JPMorgan CEO Jamie Dimon Criticizes Coinbase, Opposes CLARITY Act
Rongchai Wang
May 29, 2026 23:02
JPMorgan’s CEO Jamie Dimon criticizes Coinbase and vows banks will oppose the CLARITY Act, a landmark crypto market-structure bill advancing in Congress.
JPMorgan CEO Jamie Dimon has made it clear that the banking industry will continue to oppose the Digital Asset Market Clarity Act (CLARITY), a landmark crypto market-structure bill currently advancing in Congress. Speaking to Fox Business on May 29, Dimon specifically criticized crypto exchange Coinbase and its CEO, Brian Armstrong, for their lobbying efforts in favor of the legislation.
Dimon argued that the latest version of the CLARITY Act gives crypto firms unfair advantages over traditional banks. According to him, the bill allows companies to pay interest on deposits and stablecoin balances without being subject to the same Anti-Money Laundering (AML), sanctions, and capital reserve requirements imposed on banks under the Bank Secrecy Act (BSA).
“The banks will not accept it that way,” Dimon stated. “If crypto companies want to offer yield-bearing products, they should apply for banking charters.” Dimon also took a swipe at Armstrong, accusing him of spending “hundreds of millions of dollars” on lobbying efforts in Washington to push the legislation forward.
The CLARITY Act: A Regulatory Turning Point
The CLARITY Act, introduced in 2025, aims to establish a comprehensive regulatory framework for cryptocurrencies in the U.S. It seeks to resolve jurisdictional disputes between the Securities and Exchange Commission (SEC) and the Commodity Futures Trading Commission (CFTC), while providing clearer rules for digital asset exchanges, brokers, and custodians. The bill would explicitly define which assets fall under the SEC’s purview as securities and which are commodities regulated by the CFTC.
After a bipartisan vote in the Senate Banking Committee on May 14, 2026, the bill now heads to the Senate floor for further debate. However, its path to becoming law remains uncertain, as only two Democrats joined Republicans in advancing the legislation. This lack of broad bipartisan support may lead to delays in the Senate.
Market Sentiment and Legislative Odds
The CLARITY Act’s progress has stirred optimism in parts of the crypto sector. Following the committee’s vote, betting markets on platforms like Polymarket indicated a 68% chance of the bill passing by the end of 2026. However, that probability has since dipped to 59%, reflecting growing concerns about partisan gridlock and potential hurdles in the legislative process.

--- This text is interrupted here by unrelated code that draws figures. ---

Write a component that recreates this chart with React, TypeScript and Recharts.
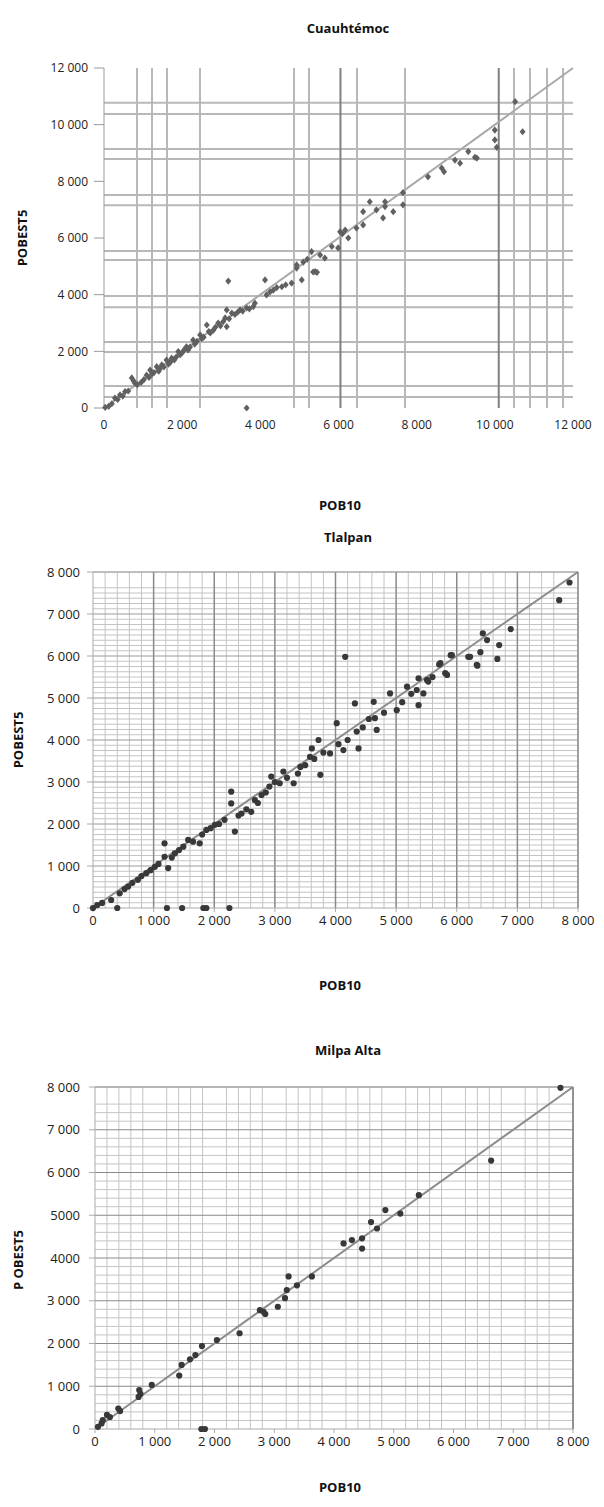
import { ScatterChart, Scatter, XAxis, YAxis, CartesianGrid, ReferenceLine } from "recharts";

// Cuauhtémoc
const cuauhPob10 = [30, 120, 200, 280, 350, 410, 480, 540, 620, 710, 760, 790, 850, 950, 1020, 1090, 1150, 1180, 1230, 1280, 1350, 1400, 1430, 1480, 1530, 1600, 1650, 1700, 1730, 1800, 1850, 1900, 1950, 2000, 2050, 2110, 2150, 2200, 2280, 2320, 2380, 2460, 2500, 2550, 2630, 2680, 2720, 2800, 2850, 2920, 2980, 3050, 3100, 3140, 3140, 3200, 3270, 3350, 3420, 3480, 3550, 3650, 3720, 3820, 3860, 3180, 3650, 4120, 4160, 4250, 4330, 4420, 4550, 4650, 4800, 4930, 4930, 5060, 5100, 5200, 5310, 5350, 5400, 5450, 5530, 5650, 5830, 5990, 6040, 6100, 6170, 6250, 6460, 6630, 6630, 6800, 6970, 7190, 7190, 7140, 7400, 7650, 7650, 8290, 8640, 8700, 8980, 9110, 9320, 9490, 9540, 10000, 10000, 10050, 10520, 10710];
const cuauhPobest5 = [20, 60, 150, 350, 300, 460, 420, 580, 600, 1060, 950, 880, 820, 900, 1000, 1160, 1080, 1340, 1200, 1250, 1460, 1300, 1380, 1520, 1450, 1690, 1550, 1620, 1760, 1700, 1800, 1990, 1880, 1950, 2050, 2160, 2050, 2150, 2400, 2250, 2350, 2580, 2450, 2500, 2930, 2700, 2650, 2750, 2850, 3000, 2900, 3050, 3180, 3460, 2870, 3150, 3350, 3300, 3380, 3460, 3420, 3530, 3500, 3580, 3700, 4480, 0, 4520, 3990, 4100, 4160, 4250, 4280, 4350, 4410, 4940, 5050, 4520, 5150, 5250, 5520, 4800, 4810, 4790, 5400, 5290, 5700, 5650, 6220, 6150, 6280, 6000, 6350, 6460, 6930, 7280, 6990, 7280, 7110, 6710, 6930, 7170, 7600, 8160, 8470, 8340, 8750, 8640, 9050, 8850, 8820, 9810, 9460, 9200, 10810, 9750];

// Tlalpan
const tlalpanPob10 = [0, 70, 150, 300, 400, 440, 520, 580, 650, 740, 800, 880, 950, 1020, 1080, 1180, 1180, 1240, 1220, 1300, 1350, 1420, 1470, 1490, 1570, 1650, 1760, 1820, 1870, 1800, 1870, 1940, 2010, 2080, 2170, 2250, 2280, 2280, 2340, 2400, 2450, 2530, 2610, 2670, 2720, 2780, 2850, 2910, 2940, 3000, 3080, 3140, 3200, 3310, 3380, 3420, 3500, 3580, 3610, 3650, 3720, 3750, 3800, 3910, 4020, 4050, 4130, 4160, 4200, 4320, 4350, 4380, 4450, 4550, 4630, 4650, 4680, 4800, 4900, 5010, 5100, 5180, 5250, 5340, 5370, 5370, 5450, 5510, 5530, 5600, 5710, 5730, 5810, 5840, 5900, 5920, 6190, 6220, 6330, 6340, 6390, 6430, 6500, 6670, 6700, 6890, 7690, 7860];
const tlalpanPobest5 = [0, 70, 120, 190, 0, 350, 450, 510, 600, 670, 760, 830, 900, 980, 1050, 1220, 1540, 950, 0, 1200, 1300, 1380, 0, 1460, 1620, 1580, 1540, 0, 0, 1750, 1860, 1900, 1980, 2000, 2100, 0, 2770, 2490, 1820, 2200, 2250, 2350, 2290, 2570, 2500, 2690, 2750, 2890, 3130, 3000, 2970, 3250, 3100, 2970, 3200, 3360, 3400, 3600, 3800, 3550, 4000, 3170, 3700, 3680, 4400, 3900, 3760, 5980, 4000, 4870, 4200, 3800, 4300, 4500, 4910, 4520, 4240, 4650, 5110, 4710, 4900, 5270, 5100, 5190, 5470, 4830, 5110, 5430, 5390, 5500, 5800, 5830, 5590, 5550, 6020, 6020, 5980, 5980, 5790, 5770, 6090, 6540, 6380, 5930, 6260, 6640, 7330, 7750];

// Milpa Alta
const milpaPob10 = [50, 110, 130, 200, 250, 390, 420, 730, 740, 760, 950, 1410, 1450, 1590, 1680, 1790, 1780, 1840, 2040, 2420, 2760, 2820, 2850, 3060, 3180, 3210, 3240, 3380, 3630, 4160, 4300, 4470, 4470, 4620, 4720, 4860, 5110, 5420, 6630, 7790];
const milpaPobest5 = [50, 130, 210, 330, 280, 480, 420, 750, 910, 820, 1030, 1250, 1500, 1630, 1730, 1940, 0, 0, 2080, 2240, 2780, 2740, 2690, 2860, 3060, 3250, 3570, 3360, 3570, 4340, 4420, 4460, 4220, 4840, 4690, 5120, 5040, 5470, 6280, 7980];

const cuauhTicks = [0, 2000, 4000, 6000, 8000, 10000, 12000];
const cuauhTickLabels = ["0", "2 000", "4 000", "6 000", "8 000", "10 000", "12 000"];
const ticks8k = [0, 1000, 2000, 3000, 4000, 5000, 6000, 7000, 8000];
const ticks8kLabels = ["0", "1 000", "2 000", "3 000", "4 000", "5 000", "6 000", "7 000", "8 000"];
const milpaYLabels = ["0", "1 000", "2 000", "3 000", "4000", "5000", "6 000", "7 000", "8 000"];

// scanned irregular grid of the first panel
const cuauhGridX = [844, 1228, 1612, 2456, 4862, 5245, 6474, 7702, 10491, 10900, 11335, 11745];
const cuauhGridXDark = [6050, 10100];
const cuauhGridY = [390, 780, 1980, 2330, 3560, 3950, 5220, 5540, 7160, 7520, 8790, 9140, 10380, 10770];

const steps = (max: number, step: number) => {
  const out: number[] = [];
  for (let v = step; v <= max; v += step) out.push(v);
  return out;
};

const toPoints = (xs: number[], ys: number[]) => xs.map((x, i) => ({ x, y: ys[i] }));

const Diamond = (p: any) => (
  <polygon points={`${p.cx},${p.cy - 3.6} ${p.cx + 3},${p.cy} ${p.cx},${p.cy + 3.6} ${p.cx - 3},${p.cy}`} fill="#606060" />
);
const Dot = (p: any) => <circle cx={p.cx} cy={p.cy} r={3.1} fill="#383838" />;

const FONT = "'Open Sans', sans-serif";
const tickSmall = { fontSize: 12, fill: "#222", fontFamily: FONT };
const tickBig = { fontSize: 13, fill: "#222", fontFamily: FONT };
const titleStyle: React.CSSProperties = {
  position: "absolute",
  fontFamily: FONT,
  fontWeight: 700,
  fontSize: 13,
  color: "#111",
  transform: "translate(-50%, -50%)",
  whiteSpace: "nowrap",
};

function Titles({ title, ty, yLabel, yx, yy, xy }: any) {
  return (
    <>
      <div style={{ ...titleStyle, left: 340, top: ty }}>{title}</div>
      <div style={{ ...titleStyle, left: yx, top: yy, transform: "translate(-50%, -50%) rotate(-90deg)" }}>{yLabel}</div>
      <div style={{ ...titleStyle, left: 332, top: xy }}>POB10</div>
    </>
  );
}

function Cuauhtemoc() {
  const data = toPoints(cuauhPob10, cuauhPobest5);
  return (
    <div style={{ position: "relative", width: 596, height: 512 }}>
      <ScatterChart width={596} height={512} margin={{ top: 60, right: 31, bottom: 82, left: 0 }}>
        <CartesianGrid stroke="#b8b8b8" strokeWidth={2} verticalValues={cuauhGridX} horizontalValues={cuauhGridY} />
        {cuauhGridXDark.map((v) => (
          <ReferenceLine key={v} x={v} stroke="#808080" strokeWidth={2} />
        ))}
        <XAxis type="number" dataKey="x" domain={[0, 12000]} ticks={cuauhTicks} axisLine={false} tickLine={false} tickMargin={6}
          tick={tickSmall} tickFormatter={(v) => cuauhTickLabels[cuauhTicks.indexOf(v)]} height={30} />
        <YAxis type="number" dataKey="y" domain={[0, 12000]} ticks={cuauhTicks} width={96} stroke="#9a9a9a" tickSize={10} tickMargin={6}
          tick={tickSmall} tickFormatter={(v) => cuauhTickLabels[cuauhTicks.indexOf(v)]} />
        <ReferenceLine segment={[{ x: 0, y: 0 }, { x: 12000, y: 12000 }]} stroke="#a8a8a8" strokeWidth={2} />
        <Scatter data={data} fill="#606060" shape={Diamond} isAnimationActive={false} />
      </ScatterChart>
      <Titles title="Cuauhtémoc" ty={20} yLabel="POBEST5" yx={14} yy={230} xy={497} />
    </div>
  );
}

function Tlalpan() {
  const data = toPoints(tlalpanPob10, tlalpanPobest5);
  return (
    <div style={{ position: "relative", width: 596, height: 490 }}>
      <ScatterChart width={596} height={490} margin={{ top: 52, right: 26, bottom: 72, left: 0 }}>
        <CartesianGrid stroke="#c4c4c4" strokeWidth={1} verticalValues={steps(8000, 200)} horizontalValues={steps(8000, 125)} />
        {ticks8k.slice(1).map((v) => (
          <ReferenceLine key={"x" + v} x={v} stroke="#8a8a8a" strokeWidth={1.5} />
        ))}
        {ticks8k.slice(1).map((v) => (
          <ReferenceLine key={"y" + v} y={v} stroke="#9a9a9a" strokeWidth={1} />
        ))}
        <XAxis type="number" dataKey="x" domain={[0, 8000]} ticks={ticks8k} stroke="#aaa" tickSize={4} tickMargin={4}
          tick={tickBig} tickFormatter={(v) => ticks8kLabels[ticks8k.indexOf(v)]} height={30} />
        <YAxis type="number" dataKey="y" domain={[0, 8000]} ticks={ticks8k} width={85} stroke="#aaa" tickSize={6} tickMargin={7}
          tick={tickBig} tickFormatter={(v) => ticks8kLabels[ticks8k.indexOf(v)]} />
        <ReferenceLine segment={[{ x: 0, y: 0 }, { x: 8000, y: 8000 }]} stroke="#8c8c8c" strokeWidth={2} />
        <Scatter data={data} fill="#383838" shape={Dot} isAnimationActive={false} />
      </ScatterChart>
      <Titles title="Tlalpan" ty={17} yLabel="POBEST5" yx={10} yy={220} xy={465} />
    </div>
  );
}

function MilpaAlta() {
  const data = toPoints(milpaPob10, milpaPobest5);
  return (
    <div style={{ position: "relative", width: 596, height: 489 }}>
      <ScatterChart width={596} height={489} margin={{ top: 77, right: 31, bottom: 40, left: 0 }}>
        <CartesianGrid stroke="#c4c4c4" strokeWidth={1} verticalValues={steps(8000, 200)} horizontalValues={steps(8000, 200)} />
        {ticks8k.slice(1).map((v) => (
          <ReferenceLine key={"y" + v} y={v} stroke="#8a8a8a" strokeWidth={1.2} />
        ))}
        <ReferenceLine x={8000} stroke="#777" strokeWidth={1.5} />
        <XAxis type="number" dataKey="x" domain={[0, 8000]} ticks={ticks8k} stroke="#aaa" tickSize={4} tickMargin={4}
          tick={tickBig} tickFormatter={(v) => ticks8kLabels[ticks8k.indexOf(v)]} height={30} />
        <YAxis type="number" dataKey="y" domain={[0, 8000]} ticks={ticks8k} width={87} stroke="#aaa" tickSize={6} tickMargin={9}
          tick={tickBig} tickFormatter={(v) => milpaYLabels[ticks8k.indexOf(v)]} />
        <ReferenceLine segment={[{ x: 0, y: 0 }, { x: 8000, y: 8000 }]} stroke="#8c8c8c" strokeWidth={2} />
        <Scatter data={data} fill="#383838" shape={Dot} isAnimationActive={false} />
      </ScatterChart>
      <Titles title="Milpa Alta" ty={40} yLabel="P OBEST5" yx={10} yy={250} xy={477} />
    </div>
  );
}

export default function App() {
  return (
    <div style={{ width: 596, background: "#fff" }}>
      <Cuauhtemoc />
      <Tlalpan />
      <MilpaAlta />
    </div>
  );
}
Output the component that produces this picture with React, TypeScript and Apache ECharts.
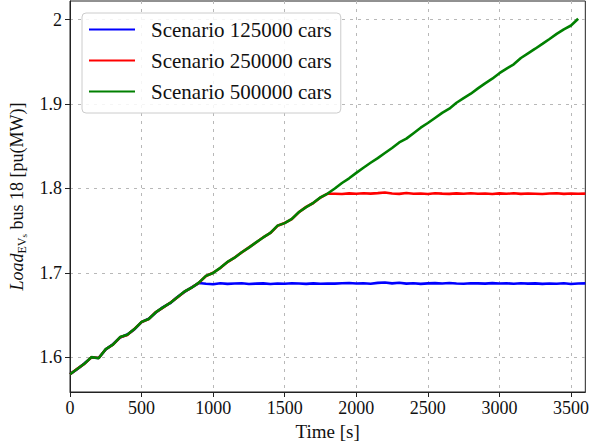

For crypto businesses like Coinbase, the stakes are high. The CLARITY Act offers a potential pathway for regulatory certainty, which could attract institutional capital and foster innovation in the industry. However, traditional banks and their regulators remain wary of creating a dual financial system with different rules for crypto and banking.
What’s Next?
The CLARITY Act’s future hinges on whether lawmakers can bridge partisan divides and address criticisms from the banking sector. If passed, it would represent the most significant step yet toward integrating cryptocurrencies into the U.S. regulatory framework, potentially aligning U.S. oversight with international standards like the EU’s Markets in Crypto-Assets (MiCA) regulation.
For now, investors and industry stakeholders will be closely monitoring developments in Congress, as well as the growing tensions between traditional finance and the crypto sector. The next key milestone will be the Senate vote, though no date has been set yet.